*THE EXERCISE*
Without the pictures, return all of the material exactly as written.

*DATA EXTRACT*
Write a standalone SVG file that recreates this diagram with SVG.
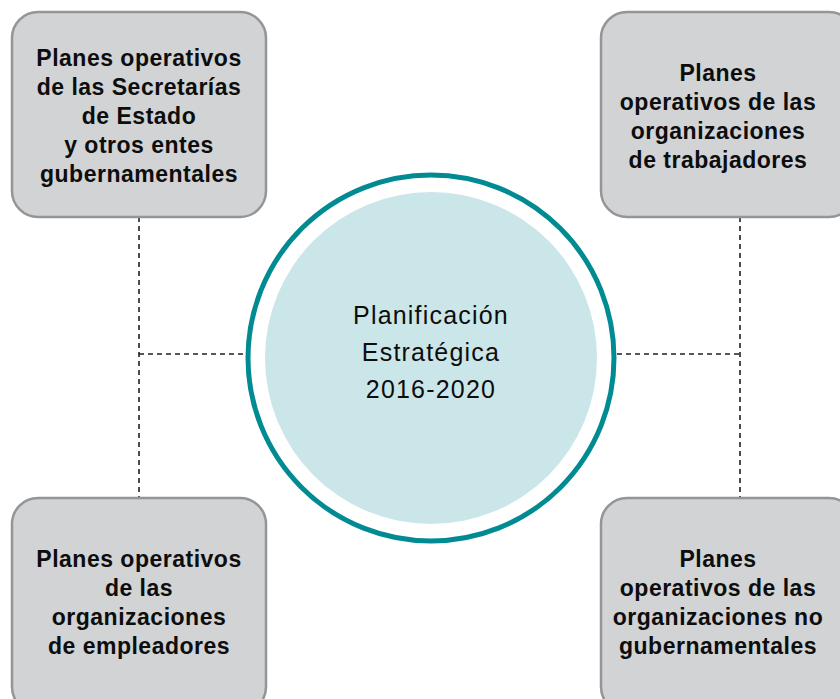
<svg xmlns="http://www.w3.org/2000/svg" width="840" height="699" viewBox="0 0 840 699">
<style>
.box{fill:#D1D3D4;stroke:#939598;stroke-width:2.5}
.bt{font-family:"Liberation Sans",Arial,sans-serif;font-weight:bold;font-size:23px;letter-spacing:0.5px;fill:#0d0d0d;text-anchor:middle}
.ct{font-family:"Liberation Sans",Arial,sans-serif;font-size:25px;letter-spacing:1.2px;fill:#0d0d0d;text-anchor:middle}
.dash{fill:none;stroke:#231F20;stroke-width:1.6;stroke-dasharray:5 4}
</style>
<rect width="840" height="699" fill="#fff"/>
<g id="connectors">
<path class="dash" d="M139 217 V498 M139 354 H247"/>
<path class="dash" d="M740 217 V498 M617 354 H740"/>
</g>
<g id="center">
<circle cx="431" cy="358" r="183" fill="#fff" stroke="#008B93" stroke-width="5"/>
<circle cx="431" cy="358" r="166" fill="#CBE6E9"/>
<text class="ct" x="431" y="324">Planificación</text>
<text class="ct" x="431" y="361">Estratégica</text>
<text class="ct" x="431" y="398">2016-2020</text>
</g>
<g id="node-tl">
<rect class="box" x="12" y="12" width="254" height="205" rx="26"/>
<text class="bt" x="139" y="66">Planes operativos</text>
<text class="bt" x="139" y="95">de las Secretarías</text>
<text class="bt" x="139" y="124">de Estado</text>
<text class="bt" x="139" y="153">y otros entes</text>
<text class="bt" x="139" y="182">gubernamentales</text>
</g>
<g id="node-tr">
<rect class="box" x="601" y="12" width="254" height="205" rx="26"/>
<text class="bt" x="718" y="81">Planes</text>
<text class="bt" x="718" y="110">operativos de las</text>
<text class="bt" x="718" y="139">organizaciones</text>
<text class="bt" x="718" y="168">de trabajadores</text>
</g>
<g id="node-bl">
<rect class="box" x="12" y="498" width="254" height="215" rx="26"/>
<text class="bt" x="139" y="567">Planes operativos</text>
<text class="bt" x="139" y="596">de las</text>
<text class="bt" x="139" y="625">organizaciones</text>
<text class="bt" x="139" y="654">de empleadores</text>
</g>
<g id="node-br">
<rect class="box" x="601" y="498" width="254" height="215" rx="26"/>
<text class="bt" x="718" y="567">Planes</text>
<text class="bt" x="718" y="596">operativos de las</text>
<text class="bt" x="718" y="625">organizaciones no</text>
<text class="bt" x="718" y="654">gubernamentales</text>
</g>
</svg>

*EXERCISE ANSWER*
Write a standalone SVG file that recreates this diagram with SVG.
<svg xmlns="http://www.w3.org/2000/svg" width="840" height="699" viewBox="0 0 840 699">
<style>
.box{fill:#D1D3D4;stroke:#939598;stroke-width:2.5}
.bt{font-family:"Liberation Sans",Arial,sans-serif;font-weight:bold;font-size:23px;letter-spacing:0.5px;fill:#0d0d0d;text-anchor:middle}
.ct{font-family:"Liberation Sans",Arial,sans-serif;font-size:25px;letter-spacing:1.2px;fill:#0d0d0d;text-anchor:middle}
.dash{fill:none;stroke:#231F20;stroke-width:1.6;stroke-dasharray:5 4}
</style>
<rect width="840" height="699" fill="#fff"/>
<g id="connectors">
<path class="dash" d="M139 217 V498 M139 354 H247"/>
<path class="dash" d="M740 217 V498 M617 354 H740"/>
</g>
<g id="center">
<circle cx="431" cy="358" r="183" fill="#fff" stroke="#008B93" stroke-width="5"/>
<circle cx="431" cy="358" r="166" fill="#CBE6E9"/>
<text class="ct" x="431" y="324">Planificación</text>
<text class="ct" x="431" y="361">Estratégica</text>
<text class="ct" x="431" y="398">2016-2020</text>
</g>
<g id="node-tl">
<rect class="box" x="12" y="12" width="254" height="205" rx="26"/>
<text class="bt" x="139" y="66">Planes operativos</text>
<text class="bt" x="139" y="95">de las Secretarías</text>
<text class="bt" x="139" y="124">de Estado</text>
<text class="bt" x="139" y="153">y otros entes</text>
<text class="bt" x="139" y="182">gubernamentales</text>
</g>
<g id="node-tr">
<rect class="box" x="601" y="12" width="254" height="205" rx="26"/>
<text class="bt" x="718" y="81">Planes</text>
<text class="bt" x="718" y="110">operativos de las</text>
<text class="bt" x="718" y="139">organizaciones</text>
<text class="bt" x="718" y="168">de trabajadores</text>
</g>
<g id="node-bl">
<rect class="box" x="12" y="498" width="254" height="215" rx="26"/>
<text class="bt" x="139" y="567">Planes operativos</text>
<text class="bt" x="139" y="596">de las</text>
<text class="bt" x="139" y="625">organizaciones</text>
<text class="bt" x="139" y="654">de empleadores</text>
</g>
<g id="node-br">
<rect class="box" x="601" y="498" width="254" height="215" rx="26"/>
<text class="bt" x="718" y="567">Planes</text>
<text class="bt" x="718" y="596">operativos de las</text>
<text class="bt" x="718" y="625">organizaciones no</text>
<text class="bt" x="718" y="654">gubernamentales</text>
</g>
</svg>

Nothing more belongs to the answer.